France Riots: Videos Which Show The True Scale Of This Week's Protests

Three nights of riots over a teen's killing have led to hundreds of arrests.

France has seen three nights of riots over the killing of a teenage driver by a police officer – and the videos are terrifying.

Cars have been set on fire, looting has unfolded around the country and protesters have directed fireworks at police officers, who have retaliated with tear gas and water cannons.

Armed police vehicles were even rammed through burnt out vehicles, particularly in the northwestern Parisian suburb of Nanterre, although protests have taken place across France.

It comes after an officer fatally shot a 17-year-old, currently known only by his first name Nahel, at a traffic stop in broad daylight on Tuesday morning in Nanterre.

The officer accused of shooting Nahel faces a preliminary charge of voluntary homicide. That means more investigation is needed before it can go to trial, but the prosecutor has initially concluded that the “the conditions for the legal use of the weapon were not met”.

Officers claim they stopped the driver because he was so young and driving a Mercedes with a Polish license plate in a bus lane. He then supposedly ran a red light to avoid the traffic stop – but congestion meant he got stuck.

Both police officers claimed they drew their guns to stop him getting away, and the one who fired supposedly thought he, his colleague or the public could be hit by the car – which is why he says he pulled the trigger.

The incident has revived concerns over inequality, particularly between police and those in disadvantaged neighbours, and racism.

Footage of the incident sparked outrage on social media, prompting two nights of riots. His mother then called for a silent march in honour of her son on Thursday.

She told France 5 television that the officer who killed Nahel just “saw a little, Arab-looking kid” and “he wanted to take his life”.
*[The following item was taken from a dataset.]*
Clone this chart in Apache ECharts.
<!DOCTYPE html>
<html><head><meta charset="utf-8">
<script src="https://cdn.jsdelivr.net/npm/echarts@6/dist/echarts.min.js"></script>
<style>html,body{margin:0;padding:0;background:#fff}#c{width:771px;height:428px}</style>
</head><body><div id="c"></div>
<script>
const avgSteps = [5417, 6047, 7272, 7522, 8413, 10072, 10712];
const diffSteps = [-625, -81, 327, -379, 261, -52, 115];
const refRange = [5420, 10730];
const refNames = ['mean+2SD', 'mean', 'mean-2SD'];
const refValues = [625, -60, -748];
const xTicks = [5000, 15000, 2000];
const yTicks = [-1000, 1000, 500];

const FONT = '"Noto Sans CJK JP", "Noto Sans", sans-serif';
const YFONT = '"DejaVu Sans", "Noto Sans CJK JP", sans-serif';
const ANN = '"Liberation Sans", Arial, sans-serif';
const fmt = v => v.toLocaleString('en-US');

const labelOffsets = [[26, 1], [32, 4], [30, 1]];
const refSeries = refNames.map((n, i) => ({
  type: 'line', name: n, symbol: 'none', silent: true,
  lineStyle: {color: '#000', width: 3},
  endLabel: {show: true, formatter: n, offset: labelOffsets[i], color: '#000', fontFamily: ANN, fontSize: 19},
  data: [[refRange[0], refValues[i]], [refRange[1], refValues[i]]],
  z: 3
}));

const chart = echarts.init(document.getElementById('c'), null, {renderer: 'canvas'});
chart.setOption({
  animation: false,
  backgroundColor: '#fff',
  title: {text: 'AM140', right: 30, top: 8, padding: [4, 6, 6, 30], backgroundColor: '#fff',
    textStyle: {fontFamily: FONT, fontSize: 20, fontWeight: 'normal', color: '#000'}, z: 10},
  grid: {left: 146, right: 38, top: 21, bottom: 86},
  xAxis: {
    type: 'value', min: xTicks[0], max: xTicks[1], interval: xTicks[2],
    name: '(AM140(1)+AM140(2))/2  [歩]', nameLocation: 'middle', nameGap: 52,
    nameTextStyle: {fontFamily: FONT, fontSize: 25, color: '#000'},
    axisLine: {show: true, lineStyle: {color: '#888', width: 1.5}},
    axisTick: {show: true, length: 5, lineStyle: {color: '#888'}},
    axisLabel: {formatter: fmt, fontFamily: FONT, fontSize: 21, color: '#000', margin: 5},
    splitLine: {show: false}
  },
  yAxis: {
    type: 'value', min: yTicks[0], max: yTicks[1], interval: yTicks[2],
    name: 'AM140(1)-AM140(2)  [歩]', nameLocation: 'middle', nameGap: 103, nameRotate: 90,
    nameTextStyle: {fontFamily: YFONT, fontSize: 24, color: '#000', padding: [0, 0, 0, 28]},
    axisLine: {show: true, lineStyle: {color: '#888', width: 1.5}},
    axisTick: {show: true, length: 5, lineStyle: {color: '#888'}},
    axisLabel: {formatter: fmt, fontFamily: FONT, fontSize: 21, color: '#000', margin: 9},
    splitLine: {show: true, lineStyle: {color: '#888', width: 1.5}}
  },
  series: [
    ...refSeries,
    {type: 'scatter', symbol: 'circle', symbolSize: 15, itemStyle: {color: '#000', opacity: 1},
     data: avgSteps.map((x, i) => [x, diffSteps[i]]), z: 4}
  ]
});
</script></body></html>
By Thursday night, after 40,000 officers were deployed, more than 600 people had been arrested (307 of whom were in the Paris region alone), and at least 200 officers injured.

Interior minister Gerald Darmanin denounced the night of “rare violence” on Friday, while president Emmanuel Macron held an emergency security meeting.

France hasn’t actually declared a state of emergency yet, as it did back in 2005 when riots broke out after two boys died while fleeing the police.

But, bus and tram services in Paris were shut for Friday morning’s rush hour, while France’s second-largest city Marseille has banned public demonstrations and all public transport will stop from 7pm local time.

Even in the Belgian capital of Brussels, some fires were started and a dozen people were detained in connection to the shooting in France.